- _Written problem_
All of the lines below are to be transcribed faithfully, with pictures excluded from the copy.

[START Working data]

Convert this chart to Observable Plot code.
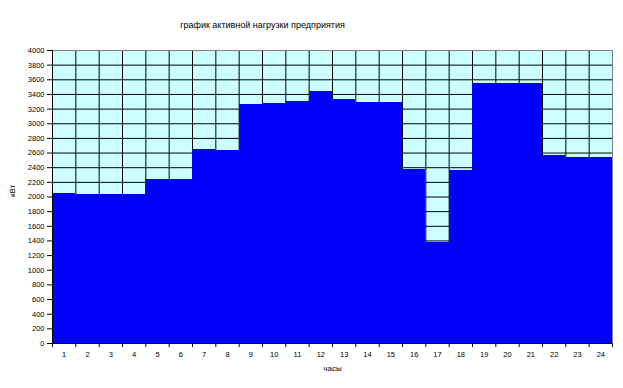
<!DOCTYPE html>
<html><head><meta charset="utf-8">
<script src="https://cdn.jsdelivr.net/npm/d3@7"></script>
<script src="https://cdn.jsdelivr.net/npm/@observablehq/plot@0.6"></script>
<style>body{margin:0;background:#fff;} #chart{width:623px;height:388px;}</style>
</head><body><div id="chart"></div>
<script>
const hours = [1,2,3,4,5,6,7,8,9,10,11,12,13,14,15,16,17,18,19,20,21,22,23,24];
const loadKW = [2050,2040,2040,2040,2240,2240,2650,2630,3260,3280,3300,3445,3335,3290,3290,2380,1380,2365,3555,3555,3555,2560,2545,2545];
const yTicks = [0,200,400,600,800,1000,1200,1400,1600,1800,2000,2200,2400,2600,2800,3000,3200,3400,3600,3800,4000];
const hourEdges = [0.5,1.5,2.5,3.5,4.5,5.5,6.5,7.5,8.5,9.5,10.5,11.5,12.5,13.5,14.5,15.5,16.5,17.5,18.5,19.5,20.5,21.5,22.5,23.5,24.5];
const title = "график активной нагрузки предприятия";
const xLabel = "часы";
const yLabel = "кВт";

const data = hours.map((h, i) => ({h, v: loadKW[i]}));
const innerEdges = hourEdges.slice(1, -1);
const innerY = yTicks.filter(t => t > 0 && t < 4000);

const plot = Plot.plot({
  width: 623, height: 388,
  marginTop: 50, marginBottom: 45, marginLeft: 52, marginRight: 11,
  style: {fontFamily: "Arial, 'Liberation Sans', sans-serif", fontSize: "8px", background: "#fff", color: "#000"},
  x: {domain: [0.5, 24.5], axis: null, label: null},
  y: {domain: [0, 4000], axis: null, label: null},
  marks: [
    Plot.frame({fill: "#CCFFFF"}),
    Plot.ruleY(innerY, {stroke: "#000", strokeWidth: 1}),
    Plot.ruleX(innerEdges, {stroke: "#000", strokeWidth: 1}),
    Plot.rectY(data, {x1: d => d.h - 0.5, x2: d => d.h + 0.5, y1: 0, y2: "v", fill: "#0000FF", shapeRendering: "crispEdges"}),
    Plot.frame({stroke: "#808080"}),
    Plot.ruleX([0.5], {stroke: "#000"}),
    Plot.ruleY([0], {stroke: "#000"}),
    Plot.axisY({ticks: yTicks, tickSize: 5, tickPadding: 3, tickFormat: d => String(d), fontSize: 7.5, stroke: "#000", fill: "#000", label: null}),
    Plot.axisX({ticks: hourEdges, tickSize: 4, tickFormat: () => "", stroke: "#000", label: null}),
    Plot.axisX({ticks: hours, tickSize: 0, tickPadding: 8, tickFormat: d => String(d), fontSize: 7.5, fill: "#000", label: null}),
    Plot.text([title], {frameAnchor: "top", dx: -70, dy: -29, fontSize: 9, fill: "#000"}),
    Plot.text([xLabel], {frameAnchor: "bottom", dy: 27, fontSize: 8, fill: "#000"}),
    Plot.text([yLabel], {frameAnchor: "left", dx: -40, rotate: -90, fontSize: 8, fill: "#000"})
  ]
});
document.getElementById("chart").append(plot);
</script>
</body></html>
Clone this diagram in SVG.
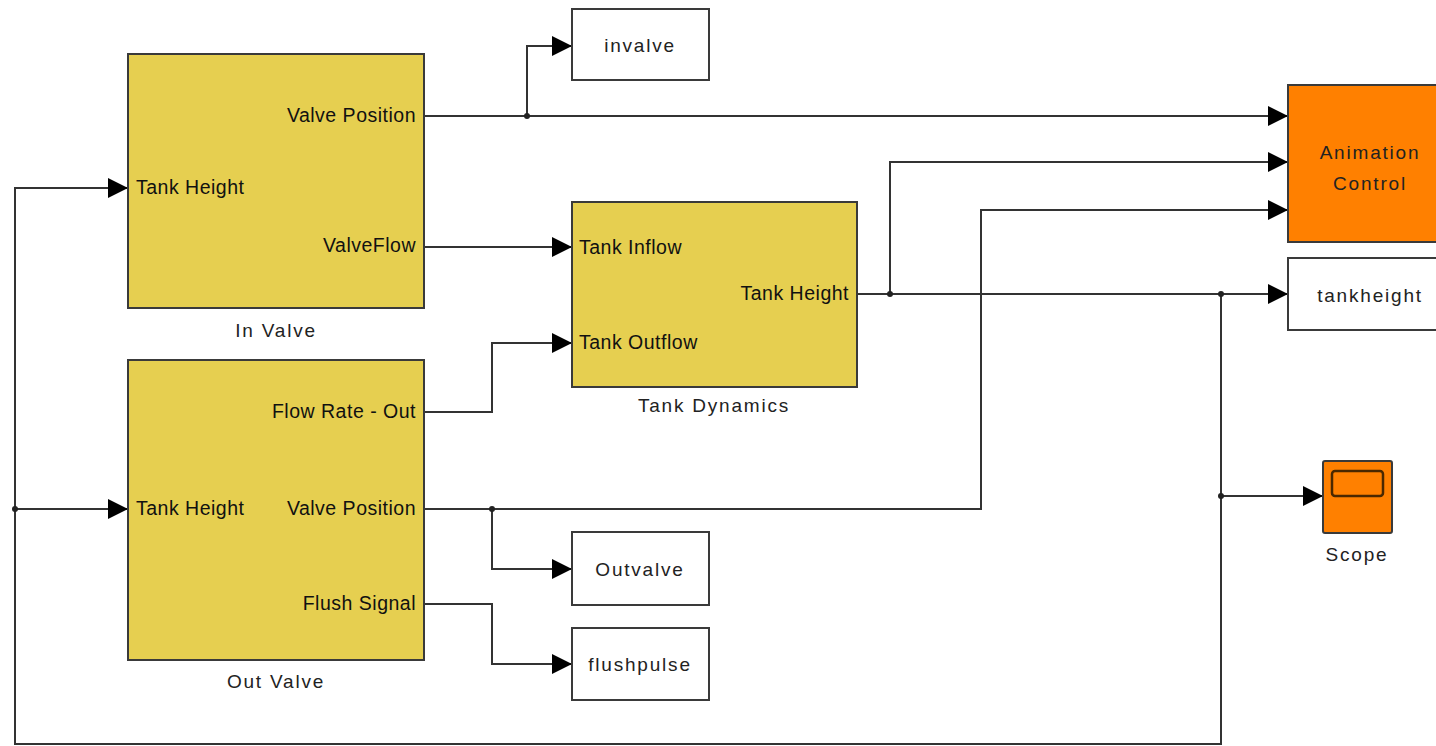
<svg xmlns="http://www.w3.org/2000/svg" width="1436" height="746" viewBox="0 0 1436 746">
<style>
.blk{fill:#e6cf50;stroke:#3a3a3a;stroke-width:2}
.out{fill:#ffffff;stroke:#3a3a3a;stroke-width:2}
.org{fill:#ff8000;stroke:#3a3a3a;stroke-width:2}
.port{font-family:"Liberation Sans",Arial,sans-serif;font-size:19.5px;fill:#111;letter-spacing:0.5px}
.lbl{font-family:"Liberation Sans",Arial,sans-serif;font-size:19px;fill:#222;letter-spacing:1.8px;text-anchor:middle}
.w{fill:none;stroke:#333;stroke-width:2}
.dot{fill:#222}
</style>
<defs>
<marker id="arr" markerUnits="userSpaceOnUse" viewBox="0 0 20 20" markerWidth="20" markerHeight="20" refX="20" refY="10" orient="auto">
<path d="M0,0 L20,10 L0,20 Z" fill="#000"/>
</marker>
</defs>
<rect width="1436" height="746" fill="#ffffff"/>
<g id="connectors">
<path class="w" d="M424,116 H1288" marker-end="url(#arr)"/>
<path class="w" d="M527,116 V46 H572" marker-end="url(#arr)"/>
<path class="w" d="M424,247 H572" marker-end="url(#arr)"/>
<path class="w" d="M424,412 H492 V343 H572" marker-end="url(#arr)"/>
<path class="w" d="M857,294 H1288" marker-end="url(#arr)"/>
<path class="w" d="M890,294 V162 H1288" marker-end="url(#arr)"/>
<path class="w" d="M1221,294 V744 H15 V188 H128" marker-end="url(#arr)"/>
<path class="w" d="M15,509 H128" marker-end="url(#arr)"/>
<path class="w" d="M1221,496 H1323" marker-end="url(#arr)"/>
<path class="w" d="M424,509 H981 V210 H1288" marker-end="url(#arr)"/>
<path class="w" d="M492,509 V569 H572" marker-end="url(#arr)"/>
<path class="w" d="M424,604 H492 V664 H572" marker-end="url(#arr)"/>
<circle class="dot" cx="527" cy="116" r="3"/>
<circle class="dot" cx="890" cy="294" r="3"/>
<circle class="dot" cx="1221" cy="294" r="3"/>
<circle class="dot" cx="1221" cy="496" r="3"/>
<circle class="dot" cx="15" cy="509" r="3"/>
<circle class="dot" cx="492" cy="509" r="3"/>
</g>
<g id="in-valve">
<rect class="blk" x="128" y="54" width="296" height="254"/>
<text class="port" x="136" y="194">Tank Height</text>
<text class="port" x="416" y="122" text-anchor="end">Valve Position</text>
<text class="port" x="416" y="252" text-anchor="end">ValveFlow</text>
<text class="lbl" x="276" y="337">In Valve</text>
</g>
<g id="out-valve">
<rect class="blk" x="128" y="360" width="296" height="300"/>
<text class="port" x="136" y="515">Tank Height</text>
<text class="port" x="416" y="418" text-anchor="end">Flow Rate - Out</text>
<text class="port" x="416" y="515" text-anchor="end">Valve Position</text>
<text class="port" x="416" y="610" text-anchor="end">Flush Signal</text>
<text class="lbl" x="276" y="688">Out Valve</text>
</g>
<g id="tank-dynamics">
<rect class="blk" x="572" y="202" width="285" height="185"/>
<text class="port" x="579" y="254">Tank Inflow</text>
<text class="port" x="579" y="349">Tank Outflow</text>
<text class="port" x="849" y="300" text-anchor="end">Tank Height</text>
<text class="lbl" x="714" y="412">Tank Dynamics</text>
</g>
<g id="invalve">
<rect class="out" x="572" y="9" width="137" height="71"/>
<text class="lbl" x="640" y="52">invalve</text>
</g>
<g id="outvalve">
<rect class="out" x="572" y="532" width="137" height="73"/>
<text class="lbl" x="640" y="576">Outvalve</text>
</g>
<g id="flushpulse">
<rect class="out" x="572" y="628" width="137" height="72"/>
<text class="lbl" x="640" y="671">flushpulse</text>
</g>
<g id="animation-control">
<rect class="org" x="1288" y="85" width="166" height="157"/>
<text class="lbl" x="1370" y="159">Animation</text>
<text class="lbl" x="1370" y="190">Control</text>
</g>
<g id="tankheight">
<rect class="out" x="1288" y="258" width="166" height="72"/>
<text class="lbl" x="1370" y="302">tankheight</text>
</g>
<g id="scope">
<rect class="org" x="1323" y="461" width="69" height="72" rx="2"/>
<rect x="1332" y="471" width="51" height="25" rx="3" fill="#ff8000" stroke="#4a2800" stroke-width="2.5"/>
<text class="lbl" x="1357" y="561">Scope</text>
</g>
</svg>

[END Working data]

- _Task solution_
Convert this chart to Observable Plot code.
<!DOCTYPE html>
<html><head><meta charset="utf-8">
<script src="https://cdn.jsdelivr.net/npm/d3@7"></script>
<script src="https://cdn.jsdelivr.net/npm/@observablehq/plot@0.6"></script>
<style>body{margin:0;background:#fff;} #chart{width:623px;height:388px;}</style>
</head><body><div id="chart"></div>
<script>
const hours = [1,2,3,4,5,6,7,8,9,10,11,12,13,14,15,16,17,18,19,20,21,22,23,24];
const loadKW = [2050,2040,2040,2040,2240,2240,2650,2630,3260,3280,3300,3445,3335,3290,3290,2380,1380,2365,3555,3555,3555,2560,2545,2545];
const yTicks = [0,200,400,600,800,1000,1200,1400,1600,1800,2000,2200,2400,2600,2800,3000,3200,3400,3600,3800,4000];
const hourEdges = [0.5,1.5,2.5,3.5,4.5,5.5,6.5,7.5,8.5,9.5,10.5,11.5,12.5,13.5,14.5,15.5,16.5,17.5,18.5,19.5,20.5,21.5,22.5,23.5,24.5];
const title = "график активной нагрузки предприятия";
const xLabel = "часы";
const yLabel = "кВт";

const data = hours.map((h, i) => ({h, v: loadKW[i]}));
const innerEdges = hourEdges.slice(1, -1);
const innerY = yTicks.filter(t => t > 0 && t < 4000);

const plot = Plot.plot({
  width: 623, height: 388,
  marginTop: 50, marginBottom: 45, marginLeft: 52, marginRight: 11,
  style: {fontFamily: "Arial, 'Liberation Sans', sans-serif", fontSize: "8px", background: "#fff", color: "#000"},
  x: {domain: [0.5, 24.5], axis: null, label: null},
  y: {domain: [0, 4000], axis: null, label: null},
  marks: [
    Plot.frame({fill: "#CCFFFF"}),
    Plot.ruleY(innerY, {stroke: "#000", strokeWidth: 1}),
    Plot.ruleX(innerEdges, {stroke: "#000", strokeWidth: 1}),
    Plot.rectY(data, {x1: d => d.h - 0.5, x2: d => d.h + 0.5, y1: 0, y2: "v", fill: "#0000FF", shapeRendering: "crispEdges"}),
    Plot.frame({stroke: "#808080"}),
    Plot.ruleX([0.5], {stroke: "#000"}),
    Plot.ruleY([0], {stroke: "#000"}),
    Plot.axisY({ticks: yTicks, tickSize: 5, tickPadding: 3, tickFormat: d => String(d), fontSize: 7.5, stroke: "#000", fill: "#000", label: null}),
    Plot.axisX({ticks: hourEdges, tickSize: 4, tickFormat: () => "", stroke: "#000", label: null}),
    Plot.axisX({ticks: hours, tickSize: 0, tickPadding: 8, tickFormat: d => String(d), fontSize: 7.5, fill: "#000", label: null}),
    Plot.text([title], {frameAnchor: "top", dx: -70, dy: -29, fontSize: 9, fill: "#000"}),
    Plot.text([xLabel], {frameAnchor: "bottom", dy: 27, fontSize: 8, fill: "#000"}),
    Plot.text([yLabel], {frameAnchor: "left", dx: -40, rotate: -90, fontSize: 8, fill: "#000"})
  ]
});
document.getElementById("chart").append(plot);
</script>
</body></html>
Clone this diagram in SVG.
<svg xmlns="http://www.w3.org/2000/svg" width="1436" height="746" viewBox="0 0 1436 746">
<style>
.blk{fill:#e6cf50;stroke:#3a3a3a;stroke-width:2}
.out{fill:#ffffff;stroke:#3a3a3a;stroke-width:2}
.org{fill:#ff8000;stroke:#3a3a3a;stroke-width:2}
.port{font-family:"Liberation Sans",Arial,sans-serif;font-size:19.5px;fill:#111;letter-spacing:0.5px}
.lbl{font-family:"Liberation Sans",Arial,sans-serif;font-size:19px;fill:#222;letter-spacing:1.8px;text-anchor:middle}
.w{fill:none;stroke:#333;stroke-width:2}
.dot{fill:#222}
</style>
<defs>
<marker id="arr" markerUnits="userSpaceOnUse" viewBox="0 0 20 20" markerWidth="20" markerHeight="20" refX="20" refY="10" orient="auto">
<path d="M0,0 L20,10 L0,20 Z" fill="#000"/>
</marker>
</defs>
<rect width="1436" height="746" fill="#ffffff"/>
<g id="connectors">
<path class="w" d="M424,116 H1288" marker-end="url(#arr)"/>
<path class="w" d="M527,116 V46 H572" marker-end="url(#arr)"/>
<path class="w" d="M424,247 H572" marker-end="url(#arr)"/>
<path class="w" d="M424,412 H492 V343 H572" marker-end="url(#arr)"/>
<path class="w" d="M857,294 H1288" marker-end="url(#arr)"/>
<path class="w" d="M890,294 V162 H1288" marker-end="url(#arr)"/>
<path class="w" d="M1221,294 V744 H15 V188 H128" marker-end="url(#arr)"/>
<path class="w" d="M15,509 H128" marker-end="url(#arr)"/>
<path class="w" d="M1221,496 H1323" marker-end="url(#arr)"/>
<path class="w" d="M424,509 H981 V210 H1288" marker-end="url(#arr)"/>
<path class="w" d="M492,509 V569 H572" marker-end="url(#arr)"/>
<path class="w" d="M424,604 H492 V664 H572" marker-end="url(#arr)"/>
<circle class="dot" cx="527" cy="116" r="3"/>
<circle class="dot" cx="890" cy="294" r="3"/>
<circle class="dot" cx="1221" cy="294" r="3"/>
<circle class="dot" cx="1221" cy="496" r="3"/>
<circle class="dot" cx="15" cy="509" r="3"/>
<circle class="dot" cx="492" cy="509" r="3"/>
</g>
<g id="in-valve">
<rect class="blk" x="128" y="54" width="296" height="254"/>
<text class="port" x="136" y="194">Tank Height</text>
<text class="port" x="416" y="122" text-anchor="end">Valve Position</text>
<text class="port" x="416" y="252" text-anchor="end">ValveFlow</text>
<text class="lbl" x="276" y="337">In Valve</text>
</g>
<g id="out-valve">
<rect class="blk" x="128" y="360" width="296" height="300"/>
<text class="port" x="136" y="515">Tank Height</text>
<text class="port" x="416" y="418" text-anchor="end">Flow Rate - Out</text>
<text class="port" x="416" y="515" text-anchor="end">Valve Position</text>
<text class="port" x="416" y="610" text-anchor="end">Flush Signal</text>
<text class="lbl" x="276" y="688">Out Valve</text>
</g>
<g id="tank-dynamics">
<rect class="blk" x="572" y="202" width="285" height="185"/>
<text class="port" x="579" y="254">Tank Inflow</text>
<text class="port" x="579" y="349">Tank Outflow</text>
<text class="port" x="849" y="300" text-anchor="end">Tank Height</text>
<text class="lbl" x="714" y="412">Tank Dynamics</text>
</g>
<g id="invalve">
<rect class="out" x="572" y="9" width="137" height="71"/>
<text class="lbl" x="640" y="52">invalve</text>
</g>
<g id="outvalve">
<rect class="out" x="572" y="532" width="137" height="73"/>
<text class="lbl" x="640" y="576">Outvalve</text>
</g>
<g id="flushpulse">
<rect class="out" x="572" y="628" width="137" height="72"/>
<text class="lbl" x="640" y="671">flushpulse</text>
</g>
<g id="animation-control">
<rect class="org" x="1288" y="85" width="166" height="157"/>
<text class="lbl" x="1370" y="159">Animation</text>
<text class="lbl" x="1370" y="190">Control</text>
</g>
<g id="tankheight">
<rect class="out" x="1288" y="258" width="166" height="72"/>
<text class="lbl" x="1370" y="302">tankheight</text>
</g>
<g id="scope">
<rect class="org" x="1323" y="461" width="69" height="72" rx="2"/>
<rect x="1332" y="471" width="51" height="25" rx="3" fill="#ff8000" stroke="#4a2800" stroke-width="2.5"/>
<text class="lbl" x="1357" y="561">Scope</text>
</g>
</svg>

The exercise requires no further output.